#### To be done:
Find the word "chart" in the listing; pull out each line holding it.
>> START Recorded data
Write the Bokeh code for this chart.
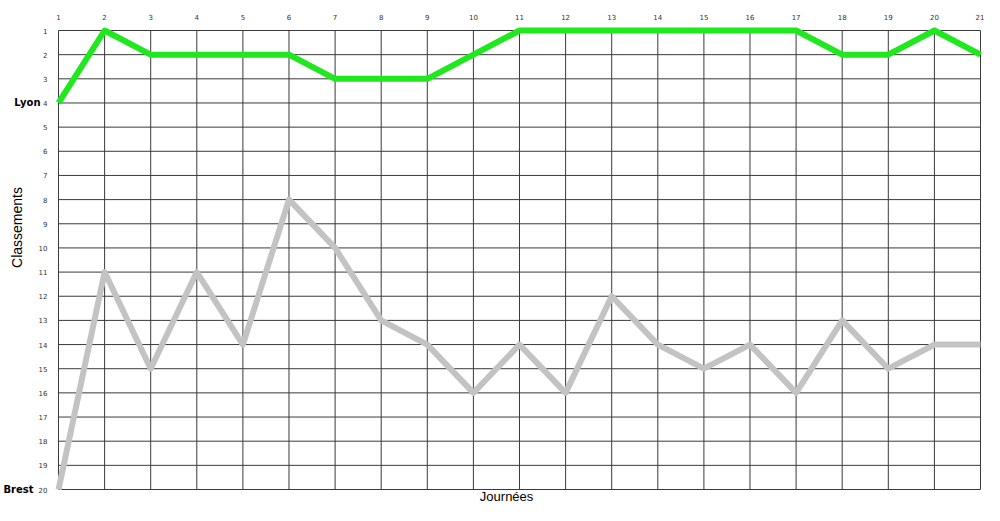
import math
from bokeh.plotting import figure
from bokeh.models import Range1d, FixedTicker
from bokeh.layouts import row
from bokeh.core.properties import value
from bokeh.embed import file_html
from bokeh.resources import INLINE

# ---- data ----
journees = list(range(1, 22))
classements = list(range(1, 21))
lyon = [4, 1, 2, 2, 2, 2, 3, 3, 3, 2, 1, 1, 1, 1, 1, 1, 1, 2, 2, 1, 2]
brest = [20, 11, 15, 11, 14, 8, 10, 13, 14, 16, 14, 16, 12, 14, 15, 14, 16, 13, 15, 14, 14]
team_names = ["Lyon", "Brest"]
rank_labels = [str(c) for c in classements]
x_title = "Journées"
y_title = "Classements"

GRID = "#3a3a3a"
TICK = "#333333"
H = 505
LEFT_W = 51
MAIN_W = 984 - LEFT_W

y_range = Range1d(20.662, 0.793)

# ---- side panel: y title, rank labels and team names ----
side = figure(width=LEFT_W, height=H, output_backend="svg", toolbar_location=None,
              x_range=Range1d(0, LEFT_W), y_range=y_range,
              x_axis_location=None, y_axis_location=None,
              min_border_left=0, min_border_right=0, min_border_top=25, min_border_bottom=0)
side.outline_line_color = None
side.xgrid.visible = False
side.ygrid.visible = False
side.text(x=[16], y=[9.154], text=[y_title], angle=math.pi / 2,
          text_align="center", text_baseline="middle",
          text_font=value("Liberation Sans"), text_font_size="14px", text_color="#000000")
side.text(x=[40, 33], y=[lyon[0], brest[0]], text=team_names,
          text_align="right", text_baseline="middle",
          text_font=value("DejaVu Sans"), text_font_style="bold",
          text_font_size="10px", text_color="#000000")
side.text(x=[47] * len(classements), y=classements, text=rank_labels,
          text_align="right", text_baseline="middle",
          text_font=value("DejaVu Sans"), text_font_size="7px", text_color=TICK)

# ---- main chart ----
p = figure(width=MAIN_W, height=H, output_backend="svg", toolbar_location=None,
           x_range=Range1d(0.84816, 21.0868), y_range=y_range,
           x_axis_location="above", y_axis_location=None,
           min_border_left=0, min_border_right=0, min_border_top=25, min_border_bottom=0)
p.outline_line_color = None
p.xgrid.visible = False
p.ygrid.visible = False

ax = p.xaxis[0]
ax.axis_line_color = None
ax.major_tick_line_color = None
ax.minor_tick_line_color = None
ax.major_tick_out = 0
ax.major_tick_in = 0
ax.minor_tick_out = 0
ax.minor_tick_in = 0
ax.major_label_text_font = "DejaVu Sans"
ax.major_label_text_font_size = "7px"
ax.major_label_text_color = TICK
ax.ticker = FixedTicker(ticks=journees)
ax.major_label_standoff = 6

# grid drawn from the tick arrays
p.segment(x0=journees, x1=journees, y0=[classements[0]] * len(journees),
          y1=[classements[-1]] * len(journees), line_color=GRID, line_width=1)
p.segment(x0=[journees[0]] * len(classements), x1=[journees[-1]] * len(classements),
          y0=classements, y1=classements, line_color=GRID, line_width=1)

p.line(journees, brest, line_color="#c3c3c3", line_width=6, line_join="round")
p.line(journees, lyon, line_color="#1fe81f", line_width=6, line_join="round")

p.text(x=[10.72], y=[20.6], text=[x_title], text_align="center",
       text_baseline="bottom", text_font=value("Liberation Sans"),
       text_font_size="13px", text_color="#000000")

layout = row(side, p, spacing=0)
open("out.html", "w").write(file_html(layout, INLINE))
>> END Recorded data
#### Written response:
Write the Bokeh code for this chart.
# ---- main chart ----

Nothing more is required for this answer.